The great lady of the American left has more than one plan. Currently, nearly 20. Elizabeth Warren (born in Oklahoma in 1949), who is a Massachusetts senator and a Democratic candidate for the 2020 presidential nomination, differs from the abundant number of other candidates in her party as a result of the wide-ranging campaign she is running, including proposals to redefine the economy, a plan to fight the opioid epidemic, a plan to introduce what she calls an “ultramillionaire” tax, a plan to end Puerto Rico’s debt, a plan to reduce the influence of corporations on the Pentagon, a plan to guarantee all women access to abortion, a plan to end the student debt that is choking university undergraduates, a plan to promote green manufacturers, a plan to guarantee that any U.S. president in office can be impeached. Her proposals are so numerous that the slogan on the T-shirts her website sells is, “Warren has a plan for that.”
The senator does not have dreams, only plans that come from not having traveled a perfectly straight path down the road from her native Oklahoma to a seat in the Senate. Warren did not learn about the word eviction, the fragility of the middle class, or indebtedness by studying an economics textbook at Harvard, although she did end up becoming one of their professors. The 69-year-old senator began to forge her political conscience at the age of 12 after her father died. Warren learned many vital things from that loss.
Overnight, the Herring family – Warren was the name of Elizabeth Warren’s first husband, whom she divorced decades ago – watched as the bank robbed them of precious possessions, and Elizabeth’s mother had to abandon her role as a housewife to work at Sears. At 13, Warren worked as a waitress to earn extra income for the family, and at 19, she left school to get married. Long before 2012, when she took up the seat that Ted Kennedy had occupied for four decades, the senator, now a mother, returned to Harvard University as a professor, where she as a mother specialized in the humdrum subject that later became the backbone of her message.
Ten years ago, during the financial crisis, the likes of which had not been seen since the 1930s, Warren rose to fame by interrogating the bankers who had dragged the country into the abyss of the Great Recession. The Harvard lawyer, with her combative rhetoric and old-school liberalism, became the great lady of the United States left. Yet in 2016, Warren decided not to compete with Hillary Clinton, leaving the way clear for her Democratic colleague to become the first woman to run for the White House. After the brutal defeat of the former first lady, when the occasion finally presented itself, Warren declared her candidacy for the 2020 presidential election.
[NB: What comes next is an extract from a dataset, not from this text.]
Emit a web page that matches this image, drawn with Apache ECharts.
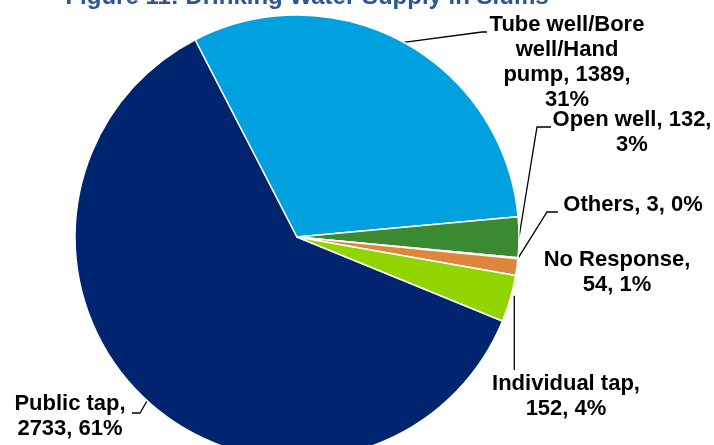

In what has at times seemed a frivolous campaign dedicated to showing which Democratic candidate detests Donald Trump the most, the senator has raised the tone of discourse by putting forward detailed ideas, even if they are at times ambitious and unconventional. Warren has been on the political scene for years, and in ideological terms she has been the most influential figure in a party still trying to come to terms with the end of the Obama era and the disaster of Clinton’s defeat.
At the end of the 1990s, when Warren arrived in Washington to fight a bankruptcy law that she believed penalized families, Warren came to know the only female presidential candidate the United States has had to date. While the first lady was eating a hamburger, Warren told her why the bankruptcy law should not be passed. By the time Clinton had finished her meal, the first lady was so convinced by Warren’s argument that she spoke to her husband, who subsequently withdrew his support for the bill. The law was defeated, signaling what would be Warren’s first political victory.
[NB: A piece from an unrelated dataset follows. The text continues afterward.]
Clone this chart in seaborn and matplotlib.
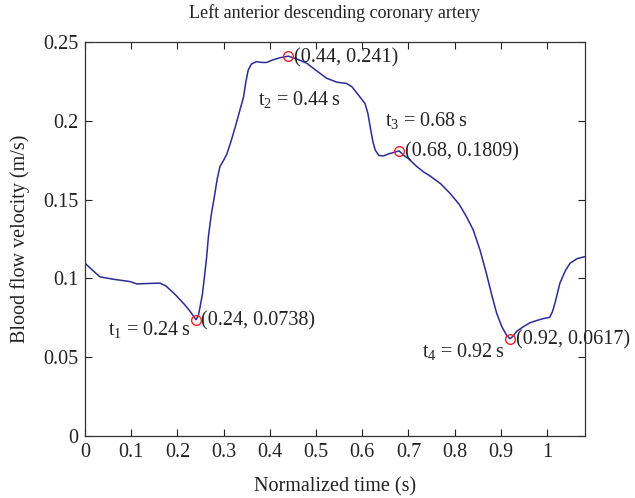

Today, in a speech that moderate Americans on the left and right could identify with, Tucker Carlson of Fox News praised both Joe Biden and Bernie Sanders in advance of the opinion polls. With regard to the media, Warren spent months campaigning and produced numerous commercials promoting economic and social policies before Time magazine put her on its famous cover. Previously, and with much less in their saddlebags, candidates like Beto O’Rourke or Pete Buttigieg have become kings of the media stratosphere.
None of that seems to matter to a woman who, according to the media, this week had her “moment.” Warren follows her path by presenting a new plan every day. One of those plans consists of an intelligent strategy to publicize her campaign for free. The candidate tirelessly takes “selfies” with those who attend her rallies, while her campaign encourages followers to upload the pictures to social networks in order to create an expansive web of smiling faces surrounding Warren. In May, the number had reached 20,000, an unquestionable success and the result of a plan.